The initial cap on emissions is proposed to be set between 106-112 Mte by 2030, which would be a 35-38% reduction on 2019 emissions. The government believes this is technically achievable through carbon capture, reduced flaring, electrification of O&G processing, and actions taken to reduce methane by 75% in accordance with recently proposed amendments to methane regulations. The government says that the proposed O&G emissions reduction would enable Canada to meet its current Paris Agreement commitment of a 40-45% reduction in Canada’s total emissions by 2030.

However, the proposed regulations also include “compliance flexibilities” (described below), which would allow the industry to exceed the proposed 2030 emissions cap by up to 25 Mte. 

As a result, the total emissions that a facility can emit (the so-called “legal upper bound”) in 2030 would be 106 to 112 Mte (the cap on emissions) plus 25 Mte (compliance flexibilities) = 131 to 137 Mte. This higher level of emissions would represent only a 20-23% reduction on 2019 levels, but the government insists that it would still comply with Canada’s Net Zero by 2050 scenario and aligns with all other Paris commitments.
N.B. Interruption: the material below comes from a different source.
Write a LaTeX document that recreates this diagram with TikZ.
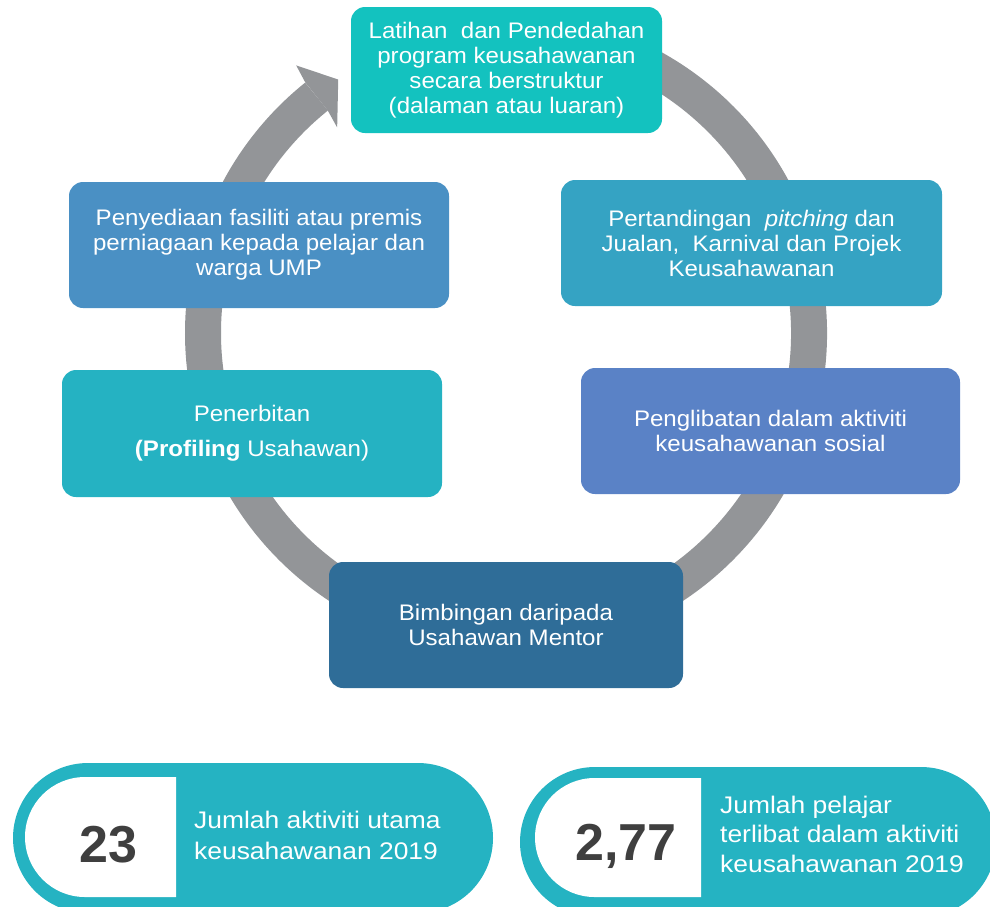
\documentclass[tikz,border=0pt]{standalone}
\usepackage{fontspec}
\setmainfont{Liberation Sans}
\newfontfamily\boxfont[FakeStretch=1.07]{Liberation Sans}
\newfontfamily\pillfont[FakeStretch=1.1]{Liberation Sans}
\usetikzlibrary{calc}
\definecolor{topc}{HTML}{13C2BF}
\definecolor{rac}{HTML}{35A3C3}
\definecolor{lac}{HTML}{4A90C4}
\definecolor{lbc}{HTML}{25B2C2}
\definecolor{rbc}{HTML}{5A82C6}
\definecolor{botc}{HTML}{2F6D98}
\definecolor{pillc}{HTML}{25B3C2}
\definecolor{ringc}{HTML}{939598}
\definecolor{numc}{HTML}{3F3F3F}
\tikzset{
  stepbox/.style={rounded corners=14pt, inner sep=0pt, align=center, text=white,
    font=\boxfont\fontsize{22.5}{25}\selectfont},
  ring/.style={draw=ringc, line width=36pt},
  numtext/.style={font=\fontsize{52}{56}\selectfont\bfseries, text=numc, inner sep=0pt},
  pilltext/.style={font=\pillfont\fontsize{24}{30}\selectfont, text=white, inner sep=0pt, anchor=base west}
}
\begin{document}
\begin{tikzpicture}[x=1pt,y=1pt]
\useasboundingbox (0,0) rectangle (990,-906);
\clip (0,0) rectangle (990,-906);
\coordinate (c) at (506,-333);
% ring
\draw[ring] ($(c)+(100:303)$) arc[start angle=100, end angle=-231.3, radius=303];
\fill[ringc] ($(c)+(128.7:321)$) -- ($(c)+(128.1:340)$) -- ($(c)+(123.5:304)$)
   -- ($(c)+(129.4:266)$) -- ($(c)+(128.7:285)$) -- cycle;
% boxes
\node[stepbox, fill=topc, minimum width=311pt, minimum height=126pt] (top) at (506.5,-70)
  {Latihan\ \ dan Pendedahan\\program keusahawanan\\secara berstruktur\\(dalaman atau luaran)};
\node[stepbox, fill=rac, minimum width=381pt, minimum height=126pt] (ra) at (751.5,-243)
  {Pertandingan\ \ \textit{pitching} dan\\Jualan,\ \ Karnival dan Projek\\Keusahawanan};
\node[stepbox, fill=lac, minimum width=380pt, minimum height=126pt] (la) at (259,-245)
  {Penyediaan fasiliti atau premis\\perniagaan kepada pelajar dan\\warga UMP};
\node[stepbox, fill=lbc, minimum width=380pt, minimum height=127pt] (lb) at (252,-433.5)
  {Penerbitan\\[10pt]\textbf{(Profiling} Usahawan)};
\node[stepbox, fill=rbc, minimum width=379pt, minimum height=126pt] (rb) at (770.5,-431)
  {Penglibatan dalam aktiviti\\keusahawanan sosial};
\node[stepbox, fill=botc, minimum width=354pt, minimum height=126pt] (bot) at (506,-625)
  {Bimbingan daripada\\Usahawan Mentor};
% pills
\fill[pillc, rounded corners=75pt] (13,-763) rectangle (493,-913);
\fill[white] (176,-777) -- (85,-777) arc[start angle=90, end angle=270, radius=60] -- (176,-897) -- cycle;
\fill[pillc, rounded corners=75pt] (520,-767) rectangle (996,-917);
\fill[white] (701,-778) -- (594.5,-778) arc[start angle=90, end angle=270, radius=59.5] -- (701,-897) -- cycle;
\node[numtext, anchor=base] (n1) at (108.5,-862) {23};
\node[numtext, anchor=base] (n2) at (626,-860) {2,77};
\node[pilltext] (t1a) at (194,-828) {Jumlah aktiviti utama};
\node[pilltext] (t1b) at (194,-859) {keusahawanan 2019};
\node[pilltext] (t2a) at (720,-813) {Jumlah pelajar};
\node[pilltext] (t2b) at (720,-842) {terlibat dalam aktiviti};
\node[pilltext] (t2c) at (720,-872) {keusahawanan 2019};
\end{tikzpicture}
\end{document}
The O&G sector also says that they are going to Net Zero by 2050 and they currently have record profits to help them pay for the investments needed to get them there, plus a promise of large tax breaks and other incentives from federal and provincial governments.

The compliance flexibilities included in the proposed regulations include:

  • trading of emissions permits
  • 3-year compliance periods
  • banking allowances for up to two compliance periods (six years)
  • optional contributions to a Decarbonization Fund in lieu of up to 10% of emissions
  • option of purchasing offsets domestically or internationally up to 20% of emissions (including any contributions to the Decarbonization Fund.) These offsets could include forest management, reduced emissions from cattle, manure digesters, soil carbonization, and direct air capture.

Draft regulations for the O&G cap are expected mid-2024, with final regulations published in 2025. The government is still considering “how to phase in the system between 2026 and 2030.” While the government says this is fast, the policy was first announced by the government in August 2021, and this delay in regulations pushes us right up against the first reduction target in 2030.

The Pembina Institute says that this regulatory proposal is “responsible and realistic.” The Canadian Climate Institute says that it is “reasonable,” “sensible,” and “necessary,” but there must be “no further delay.” Greenpeace Canada says it has “weak targets” and “loopholes.” Sierra Club Canada says it is “needed,” “do-able,” “fair,” “the most important of all climate policies,” but is coming “too late,” and has unacceptable loopholes.